# Skimmer Cracked



## caker_chris (Apr 22, 2010)

I was wondering what you guys would recommend to fix a couple of cracks in my skimmer body. I was thinking silicone, super glue or a product I have at work called wet-bond.


----------



## ameekplec. (May 1, 2008)

How big are these cracks? If you can get weldon 16, it will just seep into the cracks and should fix them.


----------



## caker_chris (Apr 22, 2010)

they are about 1.5" to 2.5" long. Where would I get this Weldon 16 from?


----------



## ameekplec. (May 1, 2008)

I'll check if I have the can of it at my place - if I do, you can just borrow it as you won't need much. You can just let it seep into the cracks and the let it sit which should take care of the cracks.


----------



## caker_chris (Apr 22, 2010)

nice, and thanks a lot I really appriciate it.


----------



## J_T (Mar 25, 2011)

Weldon 3 or 4 would do a nicer job of it. 

But weldon 16 is much like putting silicone on it.
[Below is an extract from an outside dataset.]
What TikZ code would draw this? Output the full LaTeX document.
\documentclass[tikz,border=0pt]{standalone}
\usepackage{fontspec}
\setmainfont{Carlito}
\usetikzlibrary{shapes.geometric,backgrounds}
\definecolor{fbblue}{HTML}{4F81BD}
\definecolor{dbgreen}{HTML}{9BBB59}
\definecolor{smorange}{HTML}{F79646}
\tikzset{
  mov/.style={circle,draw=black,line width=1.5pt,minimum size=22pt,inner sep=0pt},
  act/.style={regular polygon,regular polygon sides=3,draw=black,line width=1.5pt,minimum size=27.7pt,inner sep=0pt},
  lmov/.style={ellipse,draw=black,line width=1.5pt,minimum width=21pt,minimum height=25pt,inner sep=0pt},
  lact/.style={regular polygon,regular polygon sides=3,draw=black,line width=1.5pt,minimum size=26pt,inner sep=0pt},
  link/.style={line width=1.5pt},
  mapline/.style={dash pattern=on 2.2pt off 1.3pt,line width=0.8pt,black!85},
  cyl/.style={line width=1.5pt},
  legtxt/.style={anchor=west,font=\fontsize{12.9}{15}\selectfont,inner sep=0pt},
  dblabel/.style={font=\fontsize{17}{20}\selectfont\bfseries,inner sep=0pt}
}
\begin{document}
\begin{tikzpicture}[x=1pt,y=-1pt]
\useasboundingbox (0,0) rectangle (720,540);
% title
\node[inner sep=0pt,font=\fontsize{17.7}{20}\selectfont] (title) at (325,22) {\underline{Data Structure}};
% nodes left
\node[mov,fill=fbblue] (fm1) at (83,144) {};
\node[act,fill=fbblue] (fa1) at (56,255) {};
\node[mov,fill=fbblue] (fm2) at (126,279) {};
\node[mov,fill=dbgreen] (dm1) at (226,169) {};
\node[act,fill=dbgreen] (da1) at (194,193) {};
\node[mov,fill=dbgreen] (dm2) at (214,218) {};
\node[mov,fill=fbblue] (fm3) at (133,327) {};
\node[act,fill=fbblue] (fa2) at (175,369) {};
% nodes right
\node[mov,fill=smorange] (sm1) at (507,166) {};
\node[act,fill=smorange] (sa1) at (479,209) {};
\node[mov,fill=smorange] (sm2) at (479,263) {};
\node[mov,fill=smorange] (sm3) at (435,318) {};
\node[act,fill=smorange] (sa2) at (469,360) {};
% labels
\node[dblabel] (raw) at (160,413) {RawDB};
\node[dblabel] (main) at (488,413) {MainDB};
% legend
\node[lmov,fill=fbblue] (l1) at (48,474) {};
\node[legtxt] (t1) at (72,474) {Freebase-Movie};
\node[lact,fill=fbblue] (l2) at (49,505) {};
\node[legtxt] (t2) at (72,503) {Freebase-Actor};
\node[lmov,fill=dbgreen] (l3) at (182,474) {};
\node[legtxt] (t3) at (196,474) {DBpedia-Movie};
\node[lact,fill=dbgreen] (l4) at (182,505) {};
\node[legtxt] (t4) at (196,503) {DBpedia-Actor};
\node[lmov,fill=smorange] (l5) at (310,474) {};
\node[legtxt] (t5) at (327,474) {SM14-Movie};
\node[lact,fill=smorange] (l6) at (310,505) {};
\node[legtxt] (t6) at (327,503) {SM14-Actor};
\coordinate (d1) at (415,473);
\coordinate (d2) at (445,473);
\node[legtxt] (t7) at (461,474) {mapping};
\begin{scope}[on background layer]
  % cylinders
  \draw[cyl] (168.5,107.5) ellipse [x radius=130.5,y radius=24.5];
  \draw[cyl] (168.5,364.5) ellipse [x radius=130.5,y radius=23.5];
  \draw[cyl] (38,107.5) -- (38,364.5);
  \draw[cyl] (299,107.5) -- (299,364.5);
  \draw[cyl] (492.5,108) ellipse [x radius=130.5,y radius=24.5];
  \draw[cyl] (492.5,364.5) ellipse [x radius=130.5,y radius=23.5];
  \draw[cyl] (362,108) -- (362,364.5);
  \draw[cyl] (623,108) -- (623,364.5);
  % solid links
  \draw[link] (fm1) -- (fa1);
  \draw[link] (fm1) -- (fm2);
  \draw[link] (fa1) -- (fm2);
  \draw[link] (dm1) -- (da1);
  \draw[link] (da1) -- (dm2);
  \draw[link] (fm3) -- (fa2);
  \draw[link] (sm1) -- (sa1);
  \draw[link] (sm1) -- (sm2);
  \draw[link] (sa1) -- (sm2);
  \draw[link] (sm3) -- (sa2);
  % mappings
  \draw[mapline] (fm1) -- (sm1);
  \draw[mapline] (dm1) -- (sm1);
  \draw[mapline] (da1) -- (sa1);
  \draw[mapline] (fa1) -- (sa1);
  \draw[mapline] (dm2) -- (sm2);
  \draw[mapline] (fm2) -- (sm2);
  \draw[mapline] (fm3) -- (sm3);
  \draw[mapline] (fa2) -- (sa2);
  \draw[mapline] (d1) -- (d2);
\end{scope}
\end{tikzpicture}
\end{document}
But unlike silicone, it will bond the crack.


----------



## ameekplec. (May 1, 2008)

My mistake - I meant 4. Chris, I have it at home now, so PM me when you want to come get it.


----------



## caker_chris (Apr 22, 2010)

thanks guys but I ended up fixing it using the epoxy that I have at my work. It worked great and the skimmer is running beautifully. Thanks for all your help and thanks Eric for offering to let me borrow your cement.


----------